Y sólo al sentir la brisa fría del atardecer y alejarse del convento de las arrecogidas se absolvió a sí mismo de su gran culpa.
_ Venus, mi Venus ángel en forma de mujer que me conduces a la contemplación de la hermosura y al pecado, soy preso de tu belleza, siempre cautivo de mi Venus desnuda frente al espejo de plata de Cupido.
Enmudeció el joven artista y la profecía del silencio aventuró esperanza, amor, pasión y desenfreno, además de lienzos desnudos repletos de mensajes que, misteriosos, perdurarían por los siglos de los siglos.
El Capitán de la Guardia de Madrid caminaba a buen paso en dirección a la calle de las Infantas. Los cuatro soldados que le acompañaban, don Juan Díaz de Quiñones y los dos familiares de la inquisición que formaban el resto del cortejo, debían esforzarse por seguir su paso y no perder su estela. Diego Silva y Velázquez vio al grupo caminando en procesión y supo que finalmente el maestro había denunciado a la familia del niño judío ante el Tribunal de la Inquisición.
Apenas llegaron todos los componentes de la extraña comitiva bajo la figura del Cristo que en teoría había sido azotado y ultrajado por los habitantes de la casa, los soldados empuñaron sus armas y los familiares de la inquisición alzaron sus bastones. En tres ocasiones golpeó el Capitán de la Guardia la agrietada y oscura madera de la puerta. Al poco abrió un hombre que al ver quien le aguardaba en el exterior palideció por completo.
_ Sois vos Fernán Vaez dueño de la mercería-. Interrogó el Capitán.
_ Sí señor yo soy Fernán-. Respondió amedrentado el comerciante-. ¿En qué puedo serviros?
_ Y ¿se halla en la casa la tal Isabel Núñez Alonso que es vuestra esposa?
_ Sí, aquí está.
_ Pues debéis acompañarnos ambos, se os acusa de herejía y seréis interrogados por el Santo Oficio.
No cabía más miedo en el alma del portugués cuando dejó a sus hijos al cuidado de otro miembro de la familia y junto a su esposa abandonó la casa.
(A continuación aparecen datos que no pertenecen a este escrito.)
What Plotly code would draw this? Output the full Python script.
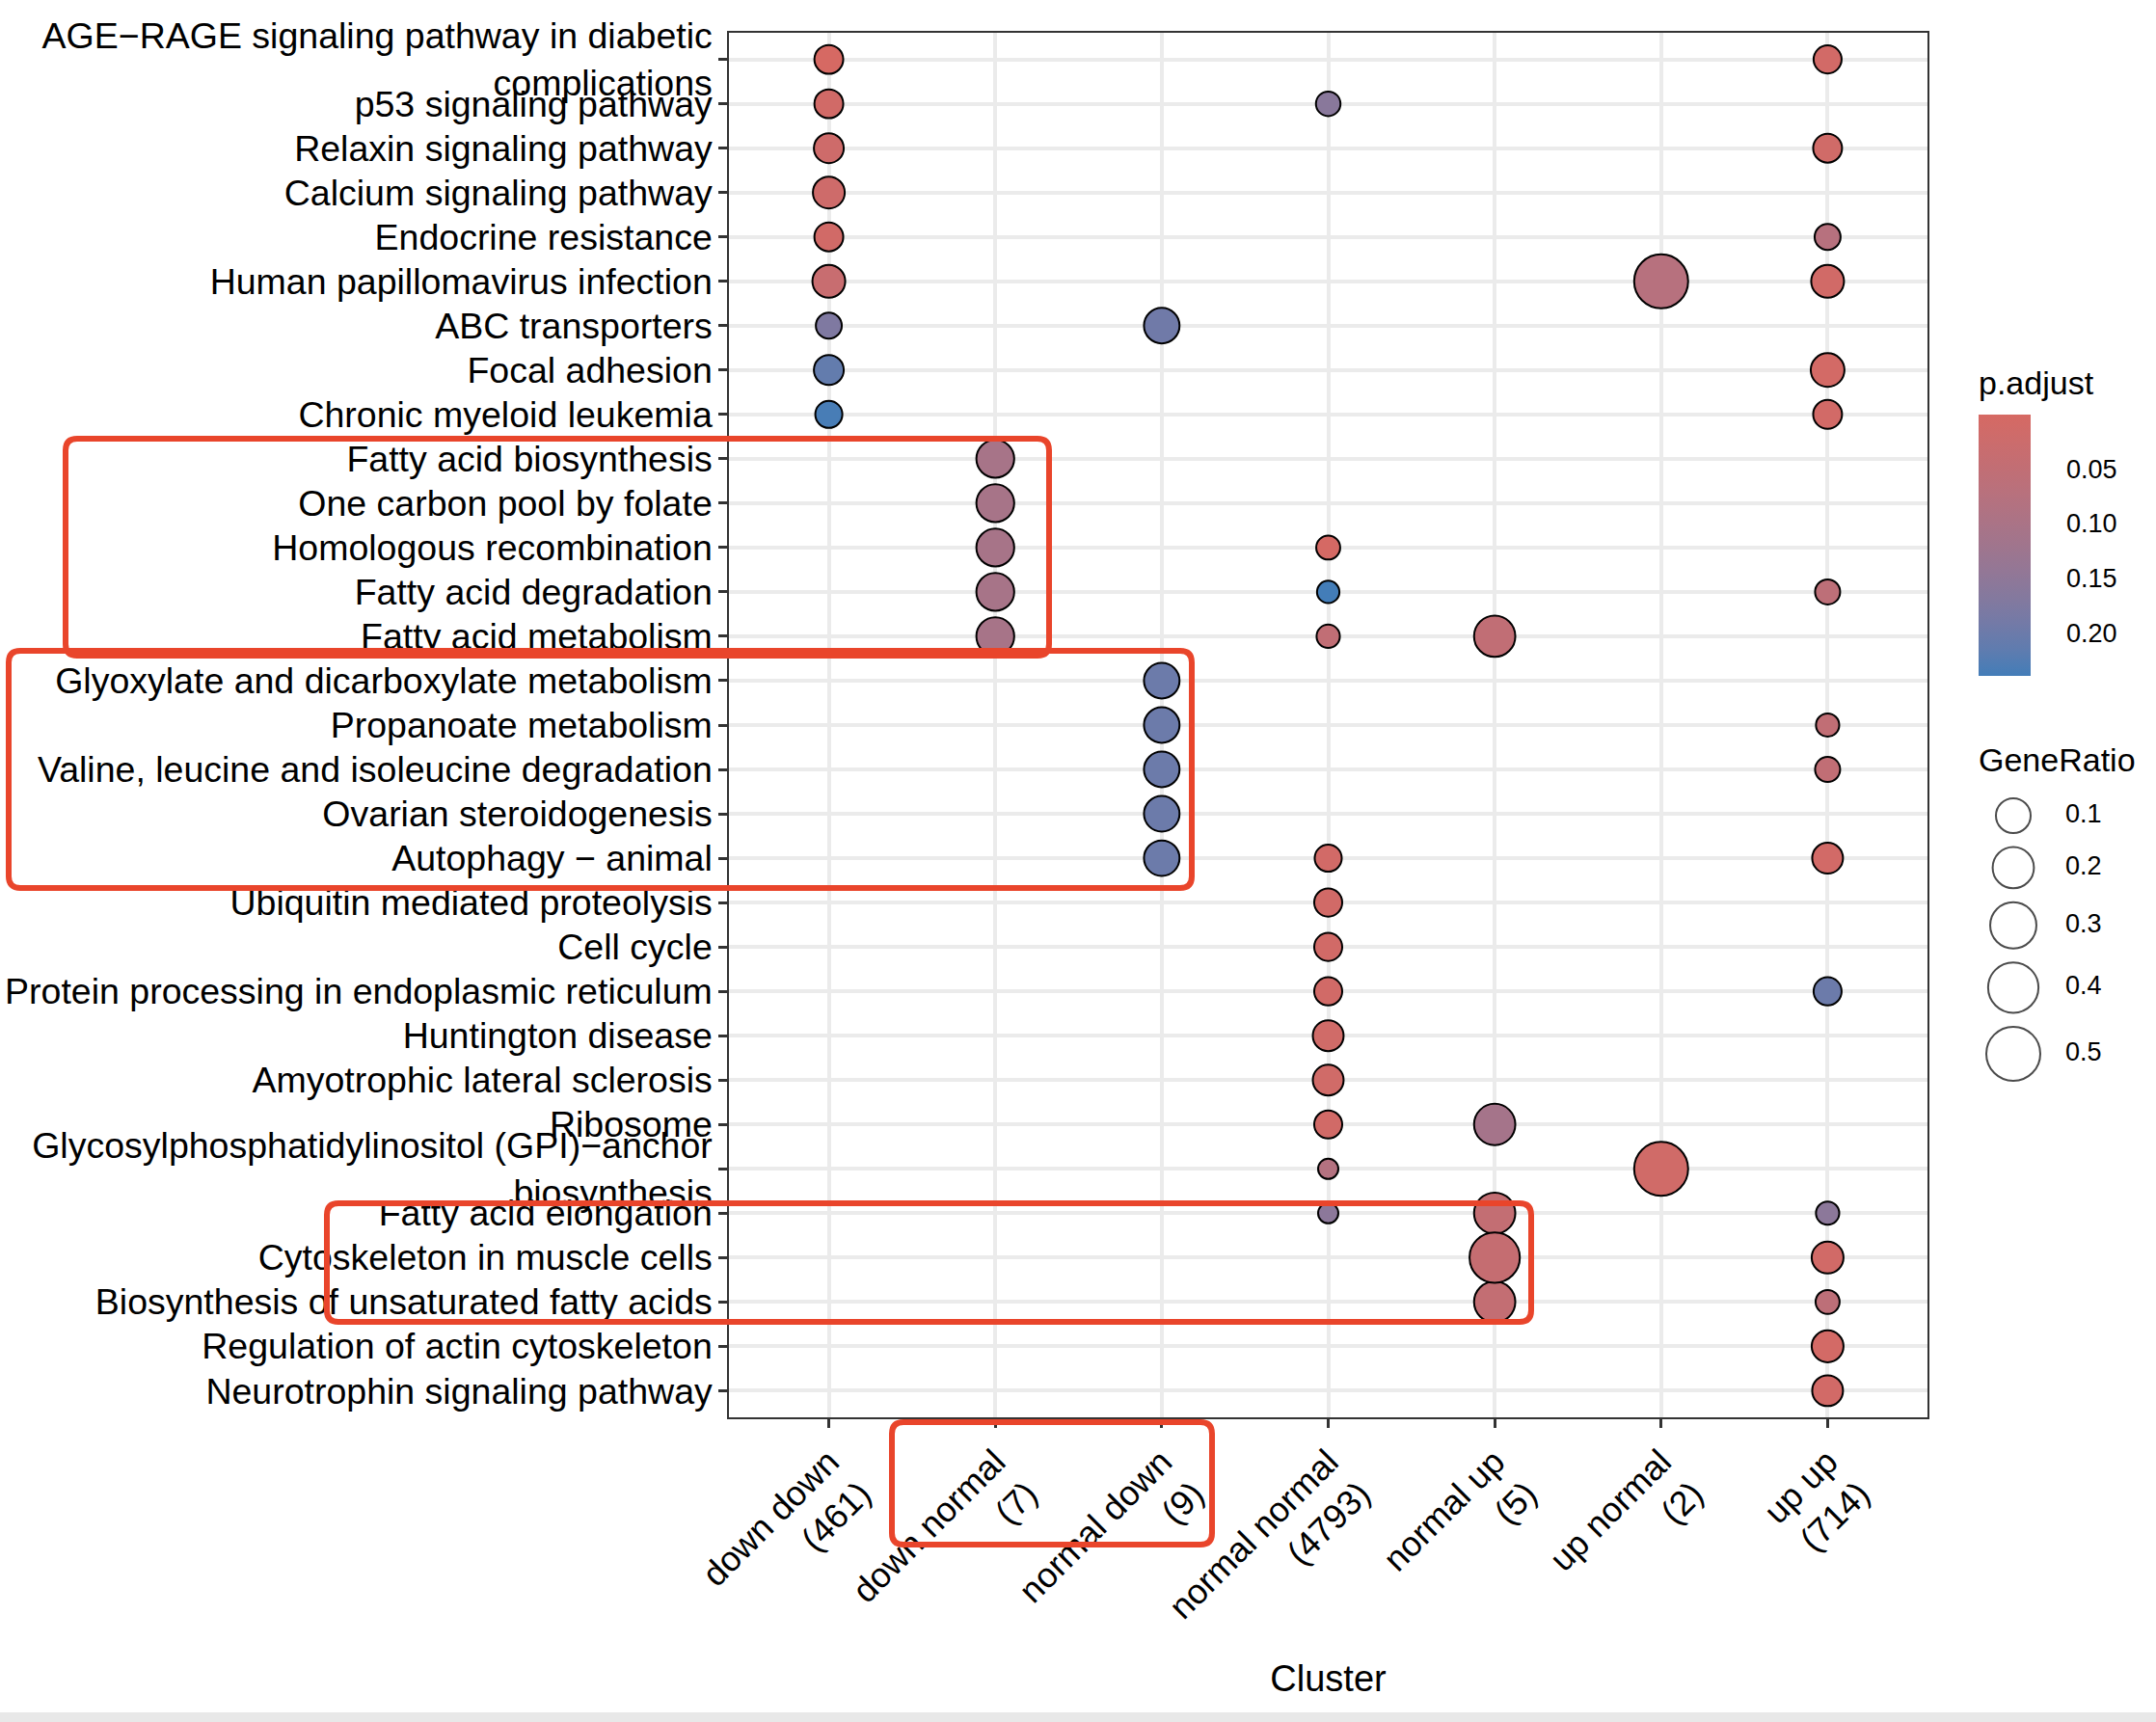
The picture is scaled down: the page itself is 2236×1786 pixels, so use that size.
import numpy as np
import plotly.graph_objects as go

W, H = 2236, 1786
FONT = "Liberation Sans, Arial, Helvetica, sans-serif"

# ---------------- data ----------------
pathways = [
    "AGE\u2212RAGE signaling pathway in diabetic<br>complications",
    "p53 signaling pathway",
    "Relaxin signaling pathway",
    "Calcium signaling pathway",
    "Endocrine resistance",
    "Human papillomavirus infection",
    "ABC transporters",
    "Focal adhesion",
    "Chronic myeloid leukemia",
    "Fatty acid biosynthesis",
    "One carbon pool by folate",
    "Homologous recombination",
    "Fatty acid degradation",
    "Fatty acid metabolism",
    "Glyoxylate and dicarboxylate metabolism",
    "Propanoate metabolism",
    "Valine, leucine and isoleucine degradation",
    "Ovarian steroidogenesis",
    "Autophagy \u2212 animal",
    "Ubiquitin mediated proteolysis",
    "Cell cycle",
    "Protein processing in endoplasmic reticulum",
    "Huntington disease",
    "Amyotrophic lateral sclerosis",
    "Ribosome",
    "Glycosylphosphatidylinositol (GPI)\u2212anchor<br>biosynthesis",
    "Fatty acid elongation",
    "Cytoskeleton in muscle cells",
    "Biosynthesis of unsaturated fatty acids",
    "Regulation of actin cytoskeleton",
    "Neurotrophin signaling pathway",
]

clusters = ["down down<br>(461)", "down normal<br>(7)", "normal down<br>(9)",
            "normal normal<br>(4793)", "normal up<br>(5)", "up normal<br>(2)", "up up<br>(714)"]

# term indices (into pathways), GeneRatio and p.adjust per cluster
down_down_terms = [0, 1, 2, 3, 4, 5, 6, 7, 8]
down_down_ratio = [0.042, 0.042, 0.050, 0.068, 0.042, 0.078, 0.024, 0.050, 0.030]
down_down_padj = [0.0006, 0.012, 0.020, 0.020, 0.012, 0.035, 0.175, 0.210, 0.235]

down_normal_terms = [9, 10, 11, 12, 13]
down_normal_ratio = [0.143, 0.143, 0.143, 0.143, 0.143]
down_normal_padj = [0.105, 0.105, 0.105, 0.105, 0.105]

normal_down_terms = [6, 14, 15, 16, 17, 18]
normal_down_ratio = [0.111, 0.111, 0.111, 0.111, 0.111, 0.111]
normal_down_padj = [0.195, 0.200, 0.200, 0.200, 0.200, 0.200]

normal_normal_terms = [1, 11, 12, 13, 18, 19, 20, 21, 22, 23, 24, 25, 26]
normal_normal_ratio = [0.018, 0.016, 0.012, 0.014, 0.030, 0.036, 0.036, 0.036, 0.058, 0.058, 0.036, 0.010, 0.010]
normal_normal_padj = [0.160, 0.004, 0.239, 0.050, 0.010, 0.012, 0.012, 0.012, 0.015, 0.015, 0.012, 0.080, 0.155]

normal_up_terms = [13, 24, 26, 28, 27]
normal_up_ratio = [0.200, 0.200, 0.200, 0.200, 0.400]
normal_up_padj = [0.050, 0.110, 0.045, 0.045, 0.040]

up_normal_terms = [5, 25]
up_normal_ratio = [0.500, 0.500]
up_normal_padj = [0.075, 0.015]

up_up_terms = [0, 2, 4, 5, 7, 8, 12, 15, 16, 18, 21, 26, 27, 28, 29, 30]
up_up_ratio = [0.036, 0.042, 0.024, 0.078, 0.088, 0.042, 0.020, 0.014, 0.020, 0.058, 0.036, 0.014, 0.068, 0.016, 0.068, 0.058]
up_up_padj = [0.010, 0.015, 0.075, 0.012, 0.008, 0.010, 0.060, 0.050, 0.050, 0.010, 0.200, 0.155, 0.012, 0.060, 0.008, 0.010]

size_breaks = [0.1, 0.2, 0.3, 0.4, 0.5]
color_breaks = [0.05, 0.10, 0.15, 0.20]

# ---------------- assemble ----------------
groups = [
    (down_down_terms, down_down_ratio, down_down_padj),
    (down_normal_terms, down_normal_ratio, down_normal_padj),
    (normal_down_terms, normal_down_ratio, normal_down_padj),
    (normal_normal_terms, normal_normal_ratio, normal_normal_padj),
    (normal_up_terms, normal_up_ratio, normal_up_padj),
    (up_normal_terms, up_normal_ratio, up_normal_padj),
    (up_up_terms, up_up_ratio, up_up_padj),
]
xs, ys, ratios, padjs = [], [], [], []
for ci, (terms, rr, pp) in enumerate(groups):
    for t, r, p in zip(terms, rr, pp):
        xs.append(clusters[ci]); ys.append(pathways[t]); ratios.append(r); padjs.append(p)
ratios = np.array(ratios); padjs = np.array(padjs)

LINE_W = 2.0
D_MIN, D_MAX = 23.0, 58.0
vmin, vmax = ratios.min(), ratios.max()


def diam(v):
    v = np.asarray(v, dtype=float)
    return D_MIN + (D_MAX - D_MIN) * np.sqrt(np.clip((v - vmin) / (vmax - vmin), 0, None))


# ---- Lab colour interpolation (like ggplot gradient) ----
def _lin(c):
    c = c / 255.0
    return np.where(c <= 0.04045, c / 12.92, ((c + 0.055) / 1.055) ** 2.4)


def _unlin(c):
    c = np.where(c <= 0.0031308, 12.92 * c, 1.055 * np.power(np.clip(c, 0, None), 1 / 2.4) - 0.055)
    return np.clip(np.round(c * 255), 0, 255)


M = np.array([[0.4124564, 0.3575761, 0.1804375],
              [0.2126729, 0.7151522, 0.0721750],
              [0.0193339, 0.1191920, 0.9503041]])
WHITE = np.array([0.95047, 1.0, 1.08883])


def hex2lab(h):
    rgb = np.array([int(h[i:i + 2], 16) for i in (1, 3, 5)], dtype=float)
    xyz = M @ _lin(rgb) / WHITE
    d = 6 / 29
    f = np.where(xyz > d ** 3, np.cbrt(xyz), xyz / (3 * d * d) + 4 / 29)
    return np.array([116 * f[1] - 16, 500 * (f[0] - f[1]), 200 * (f[1] - f[2])])


def lab2rgb(lab):
    L, a, b = lab
    fy = (L + 16) / 116
    fx = fy + a / 500
    fz = fy - b / 200
    d = 6 / 29
    f = np.array([fx, fy, fz])
    xyz = np.where(f > d, f ** 3, 3 * d * d * (f - 4 / 29)) * WHITE
    rgb = _unlin(np.linalg.inv(M) @ xyz)
    return "rgb(%d,%d,%d)" % tuple(rgb)


LOW, HIGH = "#D66963", "#437DB8"
lab_low, lab_high = hex2lab(LOW), hex2lab(HIGH)
# colour values are negated so that small p.adjust sits on top of the colour bar
stops = np.linspace(0, 1, 11)
colorscale = [[float(t), lab2rgb(lab_low + (lab_high - lab_low) * (1 - t))] for t in stops]

# colour bar geometry (pixels)
CB_X0, CB_X1, CB_Y0, CB_Y1 = 2052, 2106, 430, 701

# ---------------- figure ----------------
fig = go.Figure()

fig.add_trace(go.Scatter(
    x=xs, y=ys, mode="markers",
    marker=dict(
        size=diam(ratios) - LINE_W,
        color=-padjs,
        cmin=-padjs.max(), cmax=-padjs.min(),
        colorscale=colorscale,
        line=dict(color="black", width=LINE_W),
        opacity=1,
        colorbar=dict(
            x=CB_X0 / W, xanchor="left", xpad=0,
            y=1 - (CB_Y0 + CB_Y1) / 2 / H, yanchor="middle", ypad=0,
            len=CB_Y1 - CB_Y0, lenmode="pixels", thickness=CB_X1 - CB_X0, thicknessmode="pixels",
            outlinewidth=0,
            ticks="outside", ticklen=32, tickwidth=1, tickcolor="rgba(0,0,0,0)",
            tickvals=[-b for b in color_breaks],
            ticktext=["%.2f" % b for b in color_breaks],
            tickfont=dict(family=FONT, size=27, color="black"),
        ),
    ),
    showlegend=False, hoverinfo="x+y",
))

# size legend (own little axes)
leg_d = diam(size_breaks)
leg_y = [846.0]
for i in range(1, len(size_breaks)):
    leg_y.append(leg_y[-1] + (leg_d[i - 1] + leg_d[i]) / 2 + 12.5)
fig.add_trace(go.Scatter(
    x=[2088] * len(size_breaks), y=leg_y, mode="markers",
    marker=dict(size=leg_d - LINE_W, color="white", line=dict(color="black", width=LINE_W)),
    xaxis="x2", yaxis="y2", showlegend=False, hoverinfo="skip",
))
fig.add_trace(go.Scatter(
    x=[2142] * len(size_breaks), y=leg_y, mode="text",
    text=["%.1f" % b for b in size_breaks], textposition="middle right",
    textfont=dict(family=FONT, size=27, color="black"),
    xaxis="x2", yaxis="y2", showlegend=False, hoverinfo="skip",
))

PX0, PX1, PY0, PY1 = 756, 1999, 34, 1470
axis_common = dict(
    showline=True, mirror=True, linecolor="#333333", linewidth=1.5,
    showgrid=True, gridcolor="#EBEBEB", gridwidth=3.5,
    ticks="outside", ticklen=9, tickwidth=3, tickcolor="#333333",
    zeroline=False,
)
fig.update_layout(
    width=W, height=H,
    margin=dict(l=0, r=0, t=0, b=0),
    paper_bgcolor="white", plot_bgcolor="white",
    font=dict(family=FONT, color="black"),
    xaxis=dict(
        domain=[PX0 / W, PX1 / W], type="category",
        categoryorder="array", categoryarray=clusters, range=[-0.6, 6.6],
        tickangle=-45, tickfont=dict(size=36, color="black"),
        title=dict(text="Cluster", font=dict(size=38, color="black"), standoff=4),
        automargin=False, **axis_common,
    ),
    yaxis=dict(
        domain=[1 - PY1 / H, 1 - PY0 / H], type="category",
        categoryorder="array", categoryarray=pathways, range=[len(pathways) - 0.4, -0.6],
        tickfont=dict(size=37.5, color="black"), ticklabelstandoff=-1,
        automargin=False, **axis_common,
    ),
    xaxis2=dict(domain=[2030 / W, 1.0], range=[2030, W], visible=False, anchor="y2"),
    yaxis2=dict(domain=[1 - 1130 / H, 1 - 760 / H], range=[1130, 760], visible=False, anchor="x2"),
    annotations=[
        dict(text="p.adjust", x=2050 / W, y=1 - 397 / H, xref="paper", yref="paper",
             xanchor="left", yanchor="middle", showarrow=False, font=dict(size=34, color="black")),
        dict(text="GeneRatio", x=2050 / W, y=1 - 788 / H, xref="paper", yref="paper",
             xanchor="left", yanchor="middle", showarrow=False, font=dict(size=34, color="black")),
    ],
)


def P(x, y):
    return "%.6f,%.6f" % (x / W, 1 - y / H)


def rounded_box(x0, y0, x1, y1, r=12):
    return ("M " + P(x0 + r, y0) + " L " + P(x1 - r, y0) + " Q " + P(x1, y0) + " " + P(x1, y0 + r) +
            " L " + P(x1, y1 - r) + " Q " + P(x1, y1) + " " + P(x1 - r, y1) +
            " L " + P(x0 + r, y1) + " Q " + P(x0, y1) + " " + P(x0, y1 - r) +
            " L " + P(x0, y0 + r) + " Q " + P(x0, y0) + " " + P(x0 + r, y0) + " Z")


shapes = [dict(type="rect", xref="paper", yref="paper", x0=0, x1=1, y0=0, y1=10 / H,
               fillcolor="#E8E8E8", line=dict(width=0), layer="below")]

# white tick marks inside the colour bar (both edges), placed from the colour scale
pmin, pmax = padjs.min(), padjs.max()
for b in color_breaks:
    yy = CB_Y0 + (b - pmin) / (pmax - pmin) * (CB_Y1 - CB_Y0)
    for xa, xb in [(CB_X0, CB_X0 + 11), (CB_X1 - 11, CB_X1)]:
        shapes.append(dict(type="path", xref="paper", yref="paper",
                           path="M " + P(xa, yy) + " L " + P(xb, yy),
                           line=dict(color="white", width=1.5), layer="above"))

for box in [(68, 455, 1088, 680), (9, 675, 1236, 921), (925, 1475, 1257, 1602), (339, 1248, 1588, 1371)]:
    shapes.append(dict(type="path", xref="paper", yref="paper", path=rounded_box(*box),
                       line=dict(color="#E9452B", width=6), fillcolor="rgba(0,0,0,0)", layer="above"))
fig.update_layout(shapes=shapes)

fig.write_html("out.html", config={"displayModeBar": False},
               post_script="document.body.style.margin='0';document.body.style.overflow='hidden';")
Isabel parecía más serena que su marido, quizá el simple hecho de ser mujer le confería un aire de dignidad aunque tal vez la procesión fuera por dentro. En ningún instante alteró la mujer el gesto de su rostro ni mostró señal de encontrarse amedrentada. Las palmas de las manos mirando al cielo, los ojos entornados, la sonrisa incompleta y una larga y desordenada cabellera agitada por el viento imaginario ciñó la túnica al cuerpo acentuando la perfección de sus formas. No volvió la vista atrás, por el contrario sí lo hizo Fernán, precisamente en el instante que pasaban junto a Velázquez se giró y observó su calle, su casa, como si pretendiera guardar las imágenes en el archivo de su memoria temiendo que no iba a volver a disfrutar de ese paisaje. No disfrutó de su postrera mirada pues apreció, bajo el crucifijo que presidía la entrada a su morada, a toda su progenie lloriqueando y cuando los plañideros suspiros dejaron de oírse sólo quedó silencio.
Y el silencio barrió las calles con su profecía de fuego, dolor y muerte.